Cübbeli Ahmet Hoca

Cübbeli Ahmet Hoca

Muta zina ile eşittir

Muta zina ile eşittir

Mu­ta ke­li­me ma­na­sı ola­rak fay­da­lan­mak de­mek­tir. Ya­pı­lan iş­le­min ni­kâh­la ala­ka­sı yok­tur. “Mu­ta ni­kâ­hı­” Pey­gam­be­ri­miz ta­ra­fın­dan kı­ya­me­te ka­dar ya­sak­lan­mış­tır. Bu­nun zi­na­dan far­kı yok­tur.

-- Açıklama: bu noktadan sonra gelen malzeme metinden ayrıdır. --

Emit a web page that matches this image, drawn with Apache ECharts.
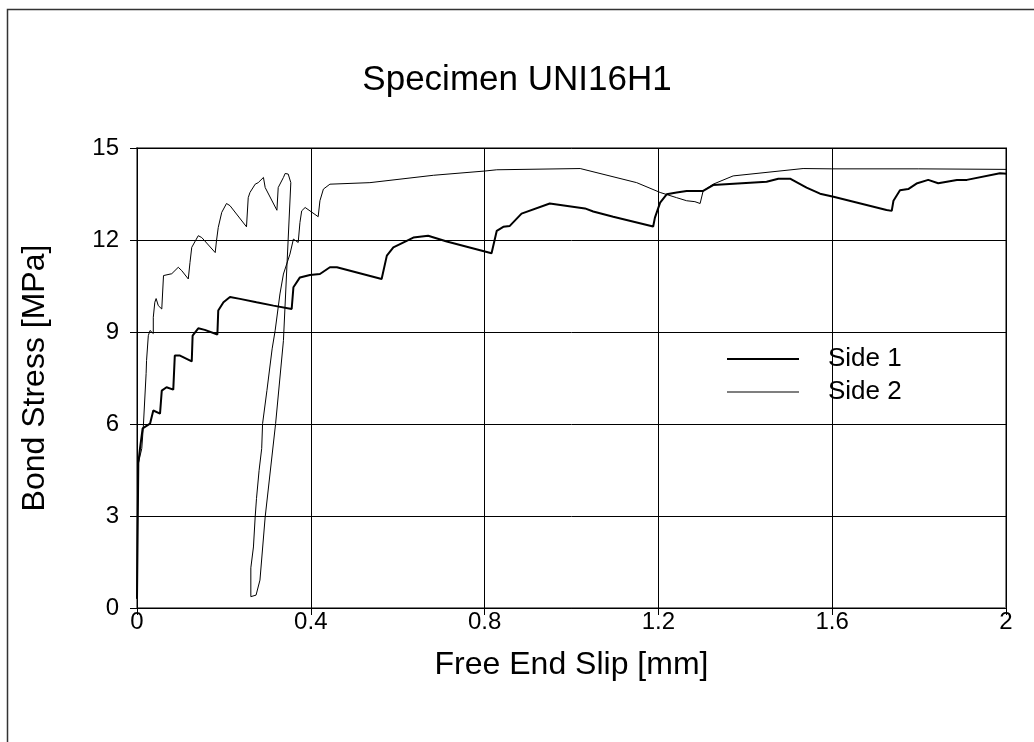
<!DOCTYPE html>
<html>
<head>
<meta charset="utf-8">
<script src="https://cdn.jsdelivr.net/npm/echarts@6/dist/echarts.min.js"></script>
<style>html,body{margin:0;padding:0;background:#fff}#c{width:1034px;height:742px}</style>
</head>
<body>
<div id="c"></div>
<script>
const titleText = 'Specimen UNI16H1';
const xTicks = [0, 0.4, 0.8, 1.2, 1.6, 2];
const yTicks = [0, 3, 6, 9, 12, 15];

const side1Slip = [0,0.003,0.007,0.013,0.030,0.0375,0.053,0.057,0.068,0.0835,0.087,0.099,0.126,0.128,0.141,0.156,0.185,0.187,0.199,0.214,0.237,0.275,0.314,0.356,0.360,0.375,0.398,0.421,0.444,0.460,0.563,0.575,0.590,0.636,0.670,0.713,0.816,0.828,0.843,0.858,0.885,0.950,1.031,1.050,1.096,1.188,1.192,1.204,1.219,1.242,1.265,1.303,1.326,1.449,1.476,1.503,1.541,1.572,1.603,1.725,1.737,1.741,1.756,1.775,1.794,1.821,1.844,1.887,1.910,1.986,2.028];
const side1Stress = [0.3,4.72,5.21,5.86,6.01,6.44,6.34,7.09,7.20,7.12,8.23,8.23,8.04,8.88,9.12,9.07,8.92,9.70,9.97,10.14,10.08,9.97,9.86,9.75,10.46,10.78,10.86,10.89,11.11,11.11,10.73,11.49,11.76,12.08,12.14,11.95,11.57,12.30,12.43,12.46,12.86,13.19,13.03,12.93,12.76,12.44,12.73,13.22,13.49,13.55,13.60,13.60,13.79,13.90,14.00,14.00,13.71,13.51,13.41,12.98,12.95,13.28,13.62,13.66,13.84,13.96,13.85,13.96,13.96,14.18,14.12];

const side2Slip = [0,0.001,0.003,0.011,0.0145,0.021,0.022,0.026,0.026,0.030,0.034,0.0375,0.0375,0.041,0.044,0.049,0.057,0.061,0.064,0.080,0.095,0.103,0.118,0.122,0.126,0.141,0.149,0.180,0.183,0.187,0.195,0.206,0.214,0.252,0.256,0.260,0.272,0.279,0.291,0.295,0.322,0.325,0.337,0.341,0.348,0.354,0.337,0.319,0.295,0.283,0.274,0.262,0.262,0.268,0.272,0.275,0.281,0.287,0.289,0.299,0.311,0.318,0.329,0.337,0.352,0.360,0.371,0.375,0.379,0.387,0.417,0.421,0.429,0.444,0.536,0.682,0.801,0.828,1.020,1.150,1.204,1.242,1.265,1.284,1.296,1.303,1.326,1.372,1.533,1.599,1.798,2.028];
const side2Stress = [0.3,2.86,4.72,5.20,5.90,7.65,8.07,8.05,8.88,9.05,9.05,8.95,9.48,9.97,10.09,9.86,9.75,10.84,10.90,10.90,11.11,11.00,10.73,11.27,11.76,12.14,12.08,11.59,11.98,12.41,12.90,13.19,13.12,12.43,13.38,13.55,13.82,13.87,14.04,13.71,12.97,13.71,14.04,14.17,14.15,13.87,8.72,6.01,2.97,0.91,0.42,0.37,1.31,1.99,2.97,3.57,4.49,5.20,6.01,7.09,8.45,9.05,10.24,10.89,11.54,12.03,11.92,12.57,12.95,13.06,12.76,13.28,13.66,13.82,13.87,14.11,14.25,14.29,14.33,13.87,13.55,13.38,13.28,13.25,13.19,13.60,13.82,14.09,14.33,14.32,14.32,14.30];

const pairs = (xs, ys) => xs.map((x, i) => [x, ys[i]]);
const font = 'Liberation Sans, Arial, sans-serif';

const chart = echarts.init(document.getElementById('c'), null, {renderer: 'canvas'});
chart.setOption({
  animation: false,
  backgroundColor: '#fff',
  title: {
    text: titleText, left: 'center', top: 58,
    textStyle: {fontFamily: font, fontSize: 35, fontWeight: 'normal', color: '#000'}
  },
  graphic: [{
    type: 'rect', silent: true,
    shape: {x: 7.5, y: 9.5, width: 1200, height: 900},
    style: {fill: 'none', stroke: '#333', lineWidth: 1.5}
  }],
  grid: {left: 137, top: 148, right: 28, bottom: 134, show: true, borderColor: '#808080', borderWidth: 2, backgroundColor: 'transparent'},
  legend: {
    orient: 'vertical', left: 722, top: 341, itemWidth: 72, itemHeight: 14, itemGap: 7,
    textStyle: {fontFamily: font, fontSize: 26, color: '#000', padding: [0, 0, 0, 24]},
    data: [{name: 'Side 1', icon: 'path://M0,0 L72,0 L72,2 L0,2 Z'}, {name: 'Side 2', icon: 'path://M0,0 L72,0 L72,1.2 L0,1.2 Z'}],
    itemStyle: {color: '#000'}
  },
  xAxis: {
    type: 'value', min: xTicks[0], max: xTicks[xTicks.length - 1], interval: 0.4,
    name: 'Free End Slip [mm]', nameLocation: 'middle', nameGap: 41,
    nameTextStyle: {fontFamily: font, fontSize: 32, color: '#000'},
    axisLine: {show: true, lineStyle: {color: '#000', width: 1}},
    axisTick: {show: true, inside: false, length: 7, lineStyle: {color: '#000'}},
    axisLabel: {fontFamily: font, fontSize: 24, color: '#000', margin: 2, formatter: v => String(+v.toFixed(1))},
    splitLine: {show: true, lineStyle: {color: '#000', width: 1}}
  },
  yAxis: {
    type: 'value', min: yTicks[0], max: yTicks[yTicks.length - 1], interval: 3,
    name: 'Bond Stress [MPa]', nameLocation: 'middle', nameGap: 86, nameRotate: 90,
    nameTextStyle: {fontFamily: font, fontSize: 32, color: '#000'},
    axisLine: {show: true, lineStyle: {color: '#000', width: 1}},
    axisTick: {show: true, inside: false, length: 7, lineStyle: {color: '#000'}},
    axisLabel: {fontFamily: font, fontSize: 24, color: '#000', margin: 18},
    splitLine: {show: true, lineStyle: {color: '#000', width: 1}}
  },
  series: [
    {name: 'Side 1', type: 'line', data: pairs(side1Slip, side1Stress), symbol: 'none', clip: false,
     lineStyle: {color: '#000', width: 2}, itemStyle: {color: '#000'}},
    {name: 'Side 2', type: 'line', data: pairs(side2Slip, side2Stress), symbol: 'none', clip: false,
     lineStyle: {color: '#000', width: 1}, itemStyle: {color: '#000'}}
  ]
});
</script>
</body>
</html>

Rasûlüllâh (Sallâllâhu Aleyhi ve Sellem) Efendimiz Ebu Davud’ta geçen sahih bir hadis-i şerifte “Muta nikahı kıyamet gününe kadar haram edilmiştir.” buyuruyor. Yani hiçbir zaman helal olma ihtimali yok. Zaten Efendimiz (Sallâllâhu Aleyhi ve Sellem)in vefatıyla vahiy kesildiği ve din tamamlandığı için artık bunun caiz olacağını söyleyen bir kişi çıkamaz. Fakat Şia mezhebinde, çirkin Şia fırkasında caiz ve helal olmaktan öte teşvik edilen bir ibadet kabul edilmektedir. 

ALDANMAMAK LAZIM

Bu hususta “Acem palavraları” dediğim hadisler uydurmuşlar. Birçok rivayetler uydurmuşlar. “Bir kere muta yapana şu kadar sevap. İki kere muta yapana şu kadar şehit sevabı” şeklinde uydurmalar. Öyle ecirler, sevaplar, mükafatlar uydurmuşlar ki bunları yeni nesil uydurmuyor. Şia’nın yüzlerce yıllık kitaplarında bu belalar mevcuttur. Bunlara aldanmamak lazım. 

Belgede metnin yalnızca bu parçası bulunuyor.